Queda para cair
Junho 09, 2023
Qualquer um pode cair, mas nem todos se levantam. Há quedas que matam ou invalidam. Se nos roubam a vida, nada mais há. Terminamos com a morte. Aqui, neste ponto final.
Se continuamos, é porque não morremos. Não desta vez. Ainda assim, se for mais que uma ilusão, será apenas uma questão de tempo. Mas poderá não ser melhor. Há quedas que amputam a autonomia. De tal forma amordaçam a liberdade do espírito que, este, se lhe sobra alguma consciência, lamenta cada letra deste paragrafo a que chegou.
Se ainda continuamos, é porque não estamos inconscientes e usufruímos de resquícios de vida. De alguma forma, encontramos motivos ou inventamos forças para quebrar a descontinuidade. Seguramente estamos fragilizados e, possivelmente, tornamo-nos em algo que não somos. Tudo é incerto, mas, por pequena que seja, a pitada de vida pode germinar e dar qualquer coisa. As expectativas, porém, não devem ser mais que nenhumas.
Querendo continuar, mesmo que sem certezas e a medo, é porque somos loucos ou masoquistas. Ou ambos. Talvez, a condição de mortal, imponha uma certa dose de loucura e capacidade de sofrimento, a quem estiver disposto a aceita-la. Podemos, claro, recusar a dádiva. Mas, se não a recusamos, aceitamo-la, mesmo que de forma tácita.

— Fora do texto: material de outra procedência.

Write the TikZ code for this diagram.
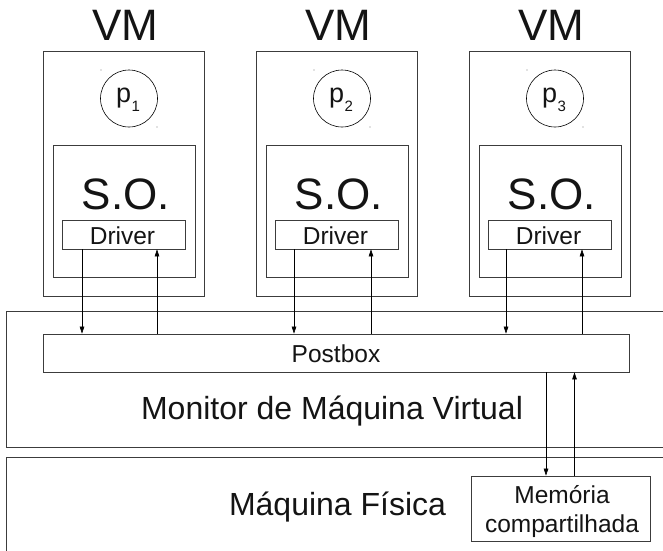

O divórcio amputou-me um órgão que batia no peito. No seu lugar, talvez por feitiçaria das leis de Darwin, nasceu algo como um punho fechado. Bate-me várias vezes por minuto, muitas vezes ao dia. Agride-me tantas vezes à noite. Ontem, por causa da nossa filha, falamos. Custa-me dizer, porque abana com a autoestima e o pouco orgulho tolo que ainda tinha. Custa-me dizer, mas a verdade crua é a única lanterna que preservo no seio das trevas. Custa-me dizer, mas o divórcio fez bem a quem amei e mal a quem nunca amei.
Cair é muito fácil. Levantarmo-nos, nem tanto. Cair é rápido. Levantarmo-nos, costuma ser um processo mais complexo e demorado. Qualquer um pode cair e pode não ter a oportunidade de se levantar. Mas, havendo oportunidade, por insignificante que seja, a forma como nos levantamos, poderá ser o que nos define, ou aquilo que queremos que nos defina.
O facto de ter sido trocado não ajuda, mas como me posso amar se apenas emano covardia e estupidez. Sempre tive medo de cair. Toda a vida, a tentar evitar quedas. Há quedas que não podem ser antecipadas. Outras até podem, mas não as evitamos, porque somos ingénuos ou deambulamos, distraídos, no abismo. Talvez um dia me consiga perdoar e, quem sabe, amar. Talvez, se conseguir trocar o medo de cair, pela coragem de procurar melhores maneiras de me levantar.